Üç kızımın ikisi Tıp profesörü. Biri Ankara'da, biri İzmir'de. İzmir'dekinin kızı İsveç'te. Lisedeki Oğluyla birlikte, sömestre tatilini değerlendirmek için geldiler. Gelmeden önce Kar Tepe ve Sapanca gölü için Tur yapan bir şirketten, en küçük kızım ve oğlu; kardeşleri, gelinimiz ve torun Bora dahil hepimiz için yer ayırtmış. Eşim fazla yürümekten sakındığı için bize katılamadı.
Sapanca gölünü, İstanbul'a gidip gelirken kıyısından geçip seyrettiğimiz olurdu. Fakat, durum değişmiş; artık gölün eski genişliği ve doluluğu kalmamış. Çevresiyle birlikte tektonik bir çöküntü ile meydana gelmiş olduğu; küçülerek su kaybettiği bu daralma döneminde daha iyi anlaşılıyor. Ne yazık ki; dünya ile birlikte kurak dönemlere giriyoruz. Diğer göllerimiz de kuruyup daralmakta! Vatandaşlarımız bunun bilincine varmalı; barajların yapılmasına karşı çıkmamalılar. Nehir ve ırmaklarımız da; denizlere bir gram su götürmemeli. Tüm sularımızı gölet ve barajlarımızda alıkoymalıyız.
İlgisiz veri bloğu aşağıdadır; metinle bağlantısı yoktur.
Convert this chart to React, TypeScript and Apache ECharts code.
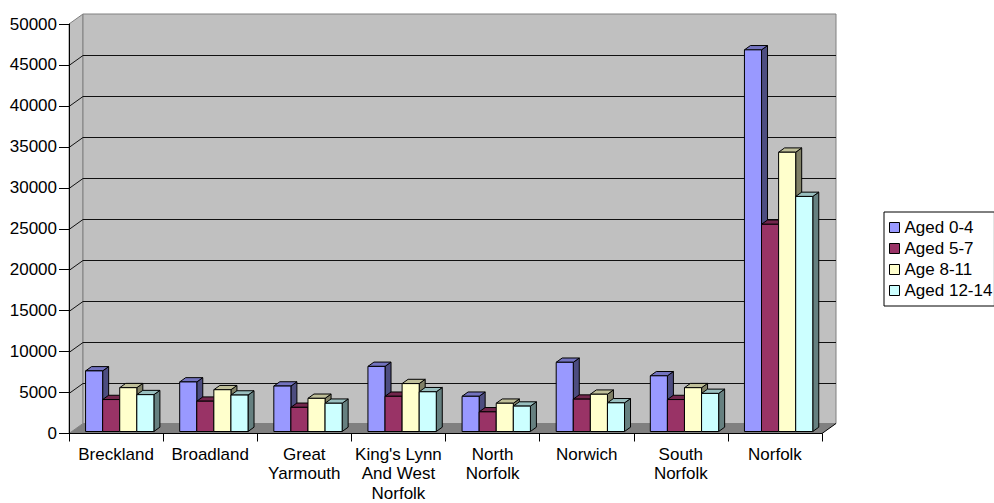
import React, { useEffect, useRef } from "react";
import * as echarts from "echarts";

// Districts of Norfolk plus the county total
const categories = [
  "Breckland",
  "Broadland",
  "Great\nYarmouth",
  "King's Lynn\nAnd West\nNorfolk",
  "North\nNorfolk",
  "Norwich",
  "South\nNorfolk",
  "Norfolk",
];

const seriesNames = ["Aged 0-4", "Aged 5-7", "Age 8-11", "Aged 12-14"];

const aged0to4 = [7400, 6050, 5550, 7950, 4300, 8450, 6800, 46600];
const aged5to7 = [3900, 3700, 2950, 4300, 2400, 3950, 3900, 25300];
const age8to11 = [5350, 5100, 4050, 5850, 3450, 4550, 5350, 34100];
const aged12to14 = [4500, 4450, 3450, 4850, 3100, 3500, 4650, 28700];

// value axis: 0..50000 in steps of 5000
const yMin = 0;
const yMax = 50000;
const yStep = 5000;
const gridValues = [5000, 10000, 15000, 20000, 25000, 30000, 35000, 40000, 45000];

const seriesValues = [aged0to4, aged5to7, age8to11, aged12to14];

// face shades for each box: front, top, side
const shades = [
  { front: "#9999FF", top: "#7373BF", side: "#4D4D80" },
  { front: "#993366", top: "#73264D", side: "#4D1A33" },
  { front: "#FFFFCC", top: "#BFBF99", side: "#808066" },
  { front: "#CCFFFF", top: "#99BFBF", side: "#668080" },
];

const FONT = "'Liberation Sans', Arial, sans-serif";
const FONT_SIZE = 17;
const WALL_DX = 14;
const WALL_DY = -10;
const BOX_DX = 6;
const BOX_DY = -4.3;

function renderWalls(params: any, api: any) {
  const cs = params.coordSys;
  const left = cs.x;
  const right = cs.x + cs.width;
  const top = cs.y;
  const bottom = cs.y + cs.height;
  const children: any[] = [
    {
      type: "polygon",
      shape: {
        points: [
          [left, bottom],
          [left, top],
          [left + WALL_DX, top + WALL_DY],
          [left + WALL_DX, bottom + WALL_DY],
        ],
      },
      style: { fill: "#C0C0C0", stroke: "#808080", lineWidth: 1 },
    },
    {
      type: "rect",
      shape: { x: left + WALL_DX, y: top + WALL_DY, width: cs.width, height: cs.height },
      style: { fill: "#C0C0C0", stroke: "#808080", lineWidth: 1 },
    },
    {
      type: "polygon",
      shape: {
        points: [
          [left, bottom],
          [right, bottom],
          [right + WALL_DX, bottom + WALL_DY],
          [left + WALL_DX, bottom + WALL_DY],
        ],
      },
      style: { fill: "#808080" },
    },
    {
      type: "line",
      shape: { x1: right, y1: bottom, x2: right + WALL_DX, y2: bottom + WALL_DY },
      style: { stroke: "#000", lineWidth: 1 },
    },
  ];
  gridValues.forEach((v) => {
    const y = Math.round(api.coord([0, v])[1]) + 0.5;
    children.push({
      type: "polyline",
      shape: {
        points: [
          [left, y],
          [left + WALL_DX, y + WALL_DY],
          [right + WALL_DX, y + WALL_DY],
        ],
      },
      style: { stroke: "#111", lineWidth: 1, fill: null },
    });
  });
  return { type: "group", children };
}

function makeBoxRenderer(idx: number) {
  const shade = shades[idx];
  return (params: any, api: any) => {
    const cat = api.value(0);
    const val = api.value(1);
    const base = api.coord([cat, 0]);
    const tip = api.coord([cat, val]);
    const catW = api.size([1, 0])[0];
    const w = catW * 0.1815;
    const cx = base[0] + catW * 0.039 + (idx - 1.5) * w;
    const x0 = cx - w / 2;
    const x1 = cx + w / 2;
    const yb = base[1] - 2;
    const yt = tip[1] - 2;
    const line = { stroke: "#000", lineWidth: 1 };
    return {
      type: "group",
      children: [
        {
          type: "polygon",
          shape: {
            points: [
              [x1, yt],
              [x1 + BOX_DX, yt + BOX_DY],
              [x1 + BOX_DX, yb + BOX_DY],
              [x1, yb],
            ],
          },
          style: { fill: shade.side, ...line },
        },
        {
          type: "polygon",
          shape: {
            points: [
              [x0, yt],
              [x1, yt],
              [x1 + BOX_DX, yt + BOX_DY],
              [x0 + BOX_DX, yt + BOX_DY],
            ],
          },
          style: { fill: shade.top, ...line },
        },
        {
          type: "rect",
          shape: { x: x0, y: yt, width: w, height: yb - yt },
          style: { fill: shade.front, ...line },
        },
      ],
    };
  };
}

export default function App() {
  const ref = useRef<HTMLDivElement>(null);

  useEffect(() => {
    document.body.style.margin = "0";
    if (!ref.current) return;
    const chart = echarts.init(ref.current, null, { renderer: "svg" });

    const series: any[] = [
      {
        type: "custom",
        name: "walls",
        renderItem: renderWalls,
        data: [[0, 0]],
        encode: { x: 0, y: 1 },
        clip: false,
        silent: true,
        z: 1,
      },
    ];
    seriesValues.forEach((vals, i) => {
      series.push({
        type: "custom",
        name: seriesNames[i],
        renderItem: makeBoxRenderer(i),
        data: vals.map((v, c) => [c, v]),
        encode: { x: 0, y: 1 },
        clip: false,
        itemStyle: { color: shades[i].front },
        z: 2,
      });
    });

    chart.setOption({
      animation: false,
      grid: { left: 69, top: 24, width: 753, height: 413, containLabel: false },
      legend: {
        data: seriesNames,
        orient: "vertical",
        left: 884,
        top: 212,
        padding: [6, 2, 6, 5],
        itemGap: 2,
        itemWidth: 10,
        itemHeight: 10,
        icon: "rect",
        borderColor: "#000",
        borderWidth: 1,
        itemStyle: { borderColor: "#000", borderWidth: 1 },
        textStyle: { fontFamily: FONT, fontSize: FONT_SIZE, color: "#000", lineHeight: 19 },
      },
      xAxis: {
        type: "category",
        data: categories,
        z: 5,
        axisLine: { show: true, lineStyle: { color: "#000", width: 1 } },
        axisTick: { show: true, length: 8, interval: 0, lineStyle: { color: "#000" } },
        axisLabel: {
          interval: 0,
          margin: 11,
          fontFamily: FONT,
          fontSize: FONT_SIZE,
          lineHeight: 19.5,
          color: "#000",
        },
        splitLine: { show: false },
      },
      yAxis: {
        type: "value",
        min: yMin,
        max: yMax,
        interval: yStep,
        z: 5,
        axisLine: { show: true, lineStyle: { color: "#000", width: 1 } },
        axisTick: { show: true, length: 10, lineStyle: { color: "#000" } },
        axisLabel: {
          margin: 12,
          fontFamily: FONT,
          fontSize: FONT_SIZE,
          color: "#000",
          formatter: (v: number) => String(v),
        },
        splitLine: { show: false },
      },
      series,
    });

    return () => chart.dispose();
  }, []);

  return <div ref={ref} style={{ width: 994, height: 503 }} />;
}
Güya Kartepeye kar yağmış... Burası, İstanbulluların en yakın Kayak merkeziymiş! Kar iki santim bile yok! Yağmamış da; büyük bir el, fırça ile sakınarak bir santim beyaz boya sürmüş gibi... Bir asra bile varmadan su, altından daha değerli!
Sapanca gölü ve çevresinin çok... çok eski bin yıllarda tektonik bir çöküntü ile oluştuğunu; daha önceleri de okumuştum. Göl ve bitişiğindeki güzel ve sevimli Maşukiye kasabası, derin bir uçurumun dip tarafını teşkil ediyor. Kartepe'den aşağı doğru bakınca; göl, çevresi ve Maşukiye, kilometrelerce aşağıdaki bir uçurumun dibi gibi görünüyor! Bu şahane oluşumun eski bin yıllarda çökerek meydana gelmiş ve şekillenmiş olduğu besbelli!
Marmara bölgesi, bu yıl İç Anadolu'dan daha soğuk. Oradan çıkarken otobüsün göstergesi, eksi on küsurları gösteriyordu. Gece olduğu halde Ankara'ya yaklaştıkça dışarıdaki sıcaklık arttı ve gösterge sıfıra, artı bire, hatta artı altı-yedilere kadar çıktı.
Oralar soğuk ama, İstanbulluların kayak yaptıkları en yakın yer olan Kartepe'ye fazla kar yağmadığından kayak yapan yoktu. Yükseklerde her taraf karlı görünüyor; fakat birkaç santimi geçmiyor ve tamamen buza dönüşmüş. İki parmak kalınlığında bir kar ancak var.
Çocuklarım internette duyurusu olan bir şirkete, internetten yazılıp para ödeyerek hepimizi bu tura yazdırmışlar. Fakat şirketin bir desteğini ve misafirperverliğini görmedik. Tek bir kızcağız ilgilendi her şeyle! Otobüsü de o ayarlamış! Yetişebildiği kadar debelendi. Şirket, telefonla bile irtibat kurmadı. Ne otobüsle, ne de yolcularla ilgisi olmadı! Kızcağız, şoför muavinliği mi yaptı? Tur rehberliği mi? Bilemedik!
İstanbul'da toplanmış olan her branştaki bütün büyük patronların; yüzünü bile görmedikleri müşterilerine, biraz daha önem vermeleri gerekiyor; hatta şart! Diğer illerimizde de, ticarette, ulaştırmada ve sanayide başka büyük patronlar çıkıp, daha iyi hizmet sunmaya başladılar. Böyle giderse İstanbul'daki büyük patronlar; işlerinin tümünü kayıp edebilirler.Yerlerini Anadolu'da sivrilmeye başlayan yeni ve daha çalışkan patronlara kaptırabilirler!